From July 6th new car models must be equipped with a black box that record driving parameters such as speed, acceleration or braking phases, wearing (or not) of a seat belt, indicator use, the force of the collision or engine speed, in case of accidents.

New cars II

From July 1st, the ecological bonus for anyone who buys an electric vehicle drops by €1,000, while rechargeable hybrids will be excluded from the aid system, “which will be reserved for electric vehicles whose CO2 emission rate is less than or equal to 20g/km”.

What’s in a name?

Historically, the French have been quite restrictive on the use of family names – remember the concern over the use of birth names on Covid vaccine documents? – but it becomes easier for an adult to choose to bear the name of his mother, his father, or both by a simple declaration to the civil status. All you have to do is declare your choice by form at the town hall of your home or place of birth.

Eco loans

In concert with the new boiler rules, a zero-interest loan of up to €30,000 to finance energy-saving renovations can be combined with MaPrimeRénov’, a subsidy for financing the same work, under certain conditions, from July 1st.

Rent rules

Non-professional private landlords advertising properties for rent must, from July 1st, include specific information about the property on the ad, including the size of the property in square metres, the area of town in which the property is in, the monthly rent and any supplements, whether the property is in a rent-control area, and the security deposit required. Further information, including the full list of requirements for any ad, is available here.

Perfume ban

More perfumes are to be added to a banned list for products used by children, such as soap-making kits, cosmetic sets, shampoos, or sweet-making games, or toys that have an aroma.

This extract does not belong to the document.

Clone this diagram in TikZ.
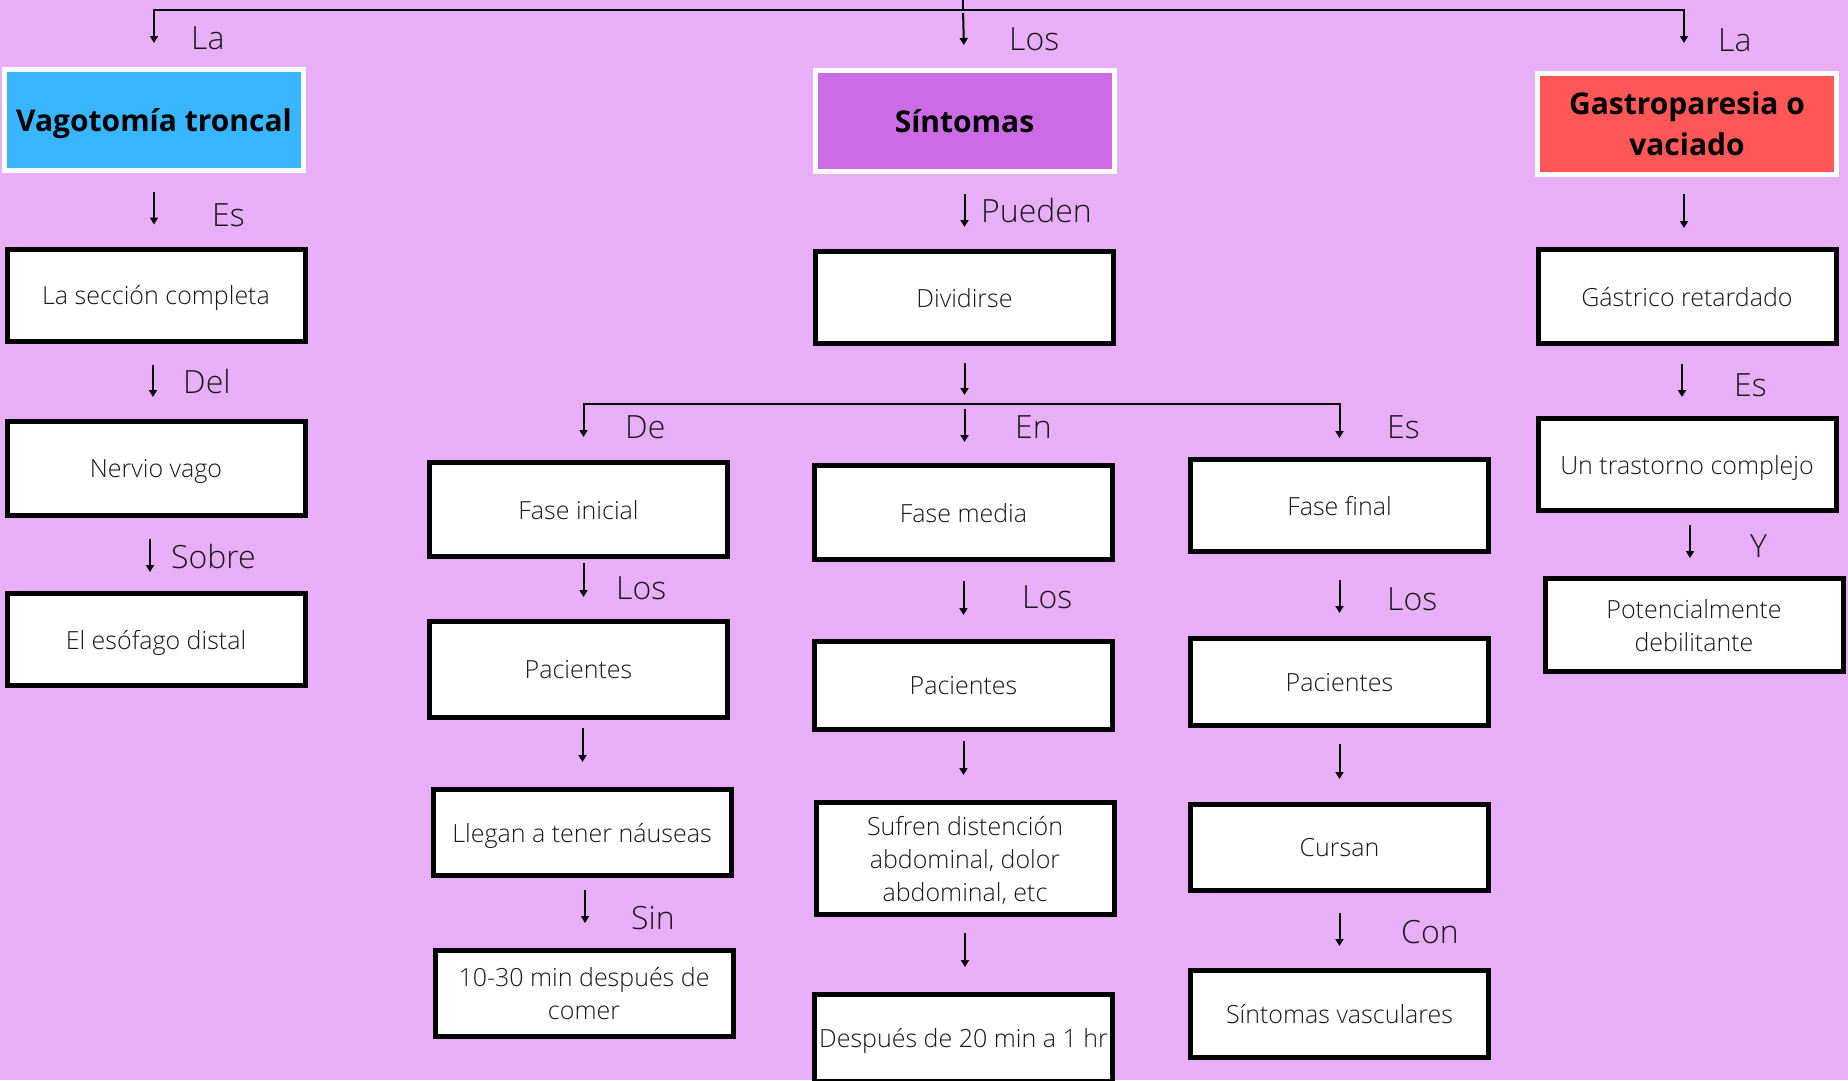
\documentclass[tikz,border=0pt]{standalone}
\usepackage{fontspec}
\setmainfont{Open Sans}
\newfontfamily\thinfont{Open Sans Light}
\usetikzlibrary{arrows.meta}
\definecolor{bgpink}{RGB}{232,174,247}
\definecolor{hblue}{RGB}{56,182,255}
\definecolor{hpurple}{RGB}{203,108,230}
\definecolor{hred}{RGB}{255,87,87}
\definecolor{ink}{RGB}{25,25,25}
\tikzset{
  box/.style={draw=black, line width=5pt, fill=white, minimum width=298pt, minimum height=#1, inner sep=0pt, align=center, text depth=0pt, text=ink, font=\thinfont\fontsize{25}{33}\selectfont},
  box/.default=92pt,
  head/.style={draw=white, line width=5pt, minimum width=299pt, minimum height=101pt, inner sep=0pt, align=center, font=\fontsize{30}{41}\selectfont\bfseries},
  lab/.style={anchor=base west, inner sep=0pt, text=ink, font=\thinfont\fontsize{32}{38}\selectfont},
  arr/.style={-{Triangle[length=7pt,width=8pt]}, line width=2pt},
}
\begin{document}
\begin{tikzpicture}[x=1pt, y=-1pt]
  \path [use as bounding box, fill=bgpink] (0,0) rectangle (1848,1080);

  % left column
  \node (vag) [head, fill=hblue, text depth=0pt] at (154,120) {Vagotomía troncal};
  \node (secc) [box, xshift=2pt, below of=vag, node distance=175pt] {La sección completa};
  \node (nerv) [box=94pt, below of=secc, node distance=173.5pt] {Nervio vago};
  \node (esof) [box, below of=nerv, node distance=171pt] {El esófago distal};

  % center column
  \node (sint) [head, fill=hpurple] at (964.5,121) {Síntomas};
  \node (divid) [box, below of=sint, node distance=176.5pt] {Dividirse};
  \node (fmed) [box=94pt, xshift=-1pt, below of=divid, node distance=215pt] {Fase media};
  \node (pac2) [box=88pt, below of=fmed, node distance=173pt] {Pacientes};
  \node (sufr) [box=112pt, xshift=1.5pt, below of=pac2, node distance=173pt] {Sufren distención\\abdominal, dolor\\abdominal, etc};
  \node (desp) [box=87pt, xshift=-1.5pt, below of=sufr, node distance=179.5pt] {Después de 20 min a 1 hr};

  % left branch
  \node (fini) [box=94pt] at (578.5,509.5) {Fase inicial};
  \node (pac1) [box=96pt, below of=fini, node distance=160pt] {Pacientes};
  \node (lleg) [box=86pt, xshift=3.5pt, below of=pac1, node distance=163pt] {Llegan a tener náuseas};
  \node (diez) [box=86pt, xshift=2pt, below of=lleg, node distance=161pt] {10-30 min después de\\comer};

  % right branch
  \node (ffin) [box] at (1339.5,505.5) {Fase final};
  \node (pac3) [box=87pt, below of=ffin, node distance=176.5pt] {Pacientes};
  \node (curs) [box=86pt, below of=pac3, node distance=165.5pt] {Cursan};
  \node (svas) [box=87pt, below of=curs, node distance=166.5pt] {Síntomas vasculares};

  % right column
  \node (gast) [head, fill=hred] at (1687,124) {Gastroparesia o\\vaciado};
  \node (gret) [box=94pt, below of=gast, node distance=172.5pt] {Gástrico retardado};
  \node (tras) [box, below of=gret, node distance=168pt] {Un trastorno complejo};
  \node (pot) [box=93pt, xshift=7pt, below of=tras, node distance=160.5pt] {Potencialmente\\debilitante};

  % labels
  \node (lla1) [lab] at (191,49) {La};
  \node (llos0) [lab] at (1009,50) {Los};
  \node (lla2) [lab] at (1718,51) {La};
  \node (les1) [lab] at (212,226) {Es};
  \node (lpue) [lab] at (981,222) {Pueden};
  \node (ldel) [lab] at (183,393) {Del};
  \node (lsob) [lab] at (171,568) {Sobre};
  \node (lde) [lab] at (625,438) {De};
  \node (len) [lab] at (1015,438) {En};
  \node (les2) [lab] at (1387,438) {Es};
  \node (llos1) [lab] at (616,599) {Los};
  \node (llos2) [lab] at (1022,608) {Los};
  \node (llos3) [lab] at (1387,610) {Los};
  \node (lsin) [lab] at (631,929) {Sin};
  \node (lcon) [lab] at (1401,943) {Con};
  \node (les3) [lab] at (1734,396) {Es};
  \node (ly) [lab] at (1750,557) {Y};

  % top bar
  \coordinate (top) at (963,0);
  \coordinate (bar) at (963,10);
  \draw [line width=2pt] (top) -- (bar);
  \draw [arr, shorten >=24pt] (bar) -| (vag.north);
  \draw [arr, shorten <=3pt, shorten >=23pt] (bar) -- (sint.north);
  \draw [arr, shorten >=28pt] (bar) -| ([xshift=-3pt]gast.north);

  \draw [arr, shorten <=19pt, shorten >=22pt] (vag.south) -- (vag.south |- secc.north);
  \draw [arr, shorten <=21pt, shorten >=22pt] ([xshift=-3pt]secc.south) -- ([xshift=-3pt]secc.south |- nerv.north);
  \draw [arr, shorten <=21pt, shorten >=19pt] ([xshift=-6pt]nerv.south) -- ([xshift=-6pt]nerv.south |- esof.north);

  \draw [arr, shorten <=20pt, shorten >=22pt] (sint.south) -- (sint.south |- divid.north);
  \coordinate (split) at (964.5,404);
  \draw [arr, shorten <=17pt, shorten >=9pt] (divid.south) -- (split);
  \draw [arr, shorten >=23pt] (split) -| ([xshift=5pt]fini.north);
  \draw [arr, shorten <=5pt, shorten >=21pt] (split) -- (split |- fmed.north);
  \draw [arr, shorten >=19pt] (split) -| (ffin.north);

  \draw [arr, shorten <=4pt, shorten >=22pt] ([xshift=5pt]fini.south) -- ([xshift=5pt]fini.south |- pac1.north);
  \draw [arr, shorten <=8pt, shorten >=25pt] ([xshift=4pt]pac1.south) -- ([xshift=4pt]pac1.south |- lleg.north);
  \draw [arr, shorten <=12pt, shorten >=25pt] ([xshift=3pt]lleg.south) -- ([xshift=3pt]lleg.south |- diez.north);

  \draw [arr, shorten <=19pt, shorten >=24pt] (fmed.south) -- (fmed.south |- pac2.north);
  \draw [arr, shorten <=9pt, shorten >=25pt] (pac2.south) -- (pac2.south |- sufr.north);
  \draw [arr, shorten <=16pt, shorten >=25pt] (sufr.south) -- (sufr.south |- desp.north);

  \draw [arr, shorten <=26pt, shorten >=23pt] (ffin.south) -- (ffin.south |- pac3.north);
  \draw [arr, shorten <=16pt, shorten >=23pt] (pac3.south) -- (pac3.south |- curs.north);
  \draw [arr, shorten <=20pt, shorten >=22pt] (curs.south) -- (curs.south |- svas.north);

  \draw [arr, shorten <=17pt, shorten >=19pt] ([xshift=-3pt]gast.south) -- ([xshift=-3pt]gast.south |- gret.north);
  \draw [arr, shorten <=18pt, shorten >=19pt] ([xshift=-5pt]gret.south) -- ([xshift=-5pt]gret.south |- tras.north);
  \draw [arr, shorten <=12pt, shorten >=18pt] ([xshift=3pt]tras.south) -- ([xshift=3pt]tras.south |- pot.north);
\end{tikzpicture}
\end{document}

Atranol, chloroatranol (extracts of oak moss containing tannins), and methyl carbonate heptin, which smells like violets, will be banned from July 5th, because of their possible allergenic effects.

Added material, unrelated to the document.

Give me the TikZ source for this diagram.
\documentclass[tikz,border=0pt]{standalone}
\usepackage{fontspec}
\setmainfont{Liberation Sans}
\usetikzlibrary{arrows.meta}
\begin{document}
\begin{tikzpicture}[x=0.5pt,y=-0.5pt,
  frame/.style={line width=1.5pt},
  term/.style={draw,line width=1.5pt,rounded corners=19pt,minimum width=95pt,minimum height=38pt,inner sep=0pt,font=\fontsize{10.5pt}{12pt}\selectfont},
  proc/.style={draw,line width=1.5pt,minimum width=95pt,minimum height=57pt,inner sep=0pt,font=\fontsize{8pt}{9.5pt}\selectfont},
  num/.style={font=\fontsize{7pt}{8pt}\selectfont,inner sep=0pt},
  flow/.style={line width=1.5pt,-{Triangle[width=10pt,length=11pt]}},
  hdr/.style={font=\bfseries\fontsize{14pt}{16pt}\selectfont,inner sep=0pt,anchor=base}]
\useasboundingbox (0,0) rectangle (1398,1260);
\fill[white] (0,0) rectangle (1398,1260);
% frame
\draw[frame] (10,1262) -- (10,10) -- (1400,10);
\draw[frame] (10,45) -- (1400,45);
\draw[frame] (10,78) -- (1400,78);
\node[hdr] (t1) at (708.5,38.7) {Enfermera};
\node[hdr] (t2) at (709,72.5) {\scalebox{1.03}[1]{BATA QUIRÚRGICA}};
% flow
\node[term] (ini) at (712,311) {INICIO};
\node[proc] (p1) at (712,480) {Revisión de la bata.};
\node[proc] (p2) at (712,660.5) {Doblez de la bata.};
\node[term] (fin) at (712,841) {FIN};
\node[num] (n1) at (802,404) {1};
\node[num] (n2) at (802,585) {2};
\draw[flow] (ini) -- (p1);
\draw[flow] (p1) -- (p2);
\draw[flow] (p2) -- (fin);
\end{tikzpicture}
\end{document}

Furthermore, 71 new allergenic fragrances – including camphor, menthol, vanilin, eucalyptus spp. leaf oil, rose flower oil, lavendula officinalis, turpentine – will be added to the list of ingredients that must be clearly indicated on a toy or on an attached label.

Ticket resto limits

The increased ticket resto limit ended on June 30th, so from July 1st employees who receive the restaurant vouchers will once again be limited to spending €19 per day in restaurants, cafés and bars. The limit was increased to €38 during the pandemic, when workers were working from home.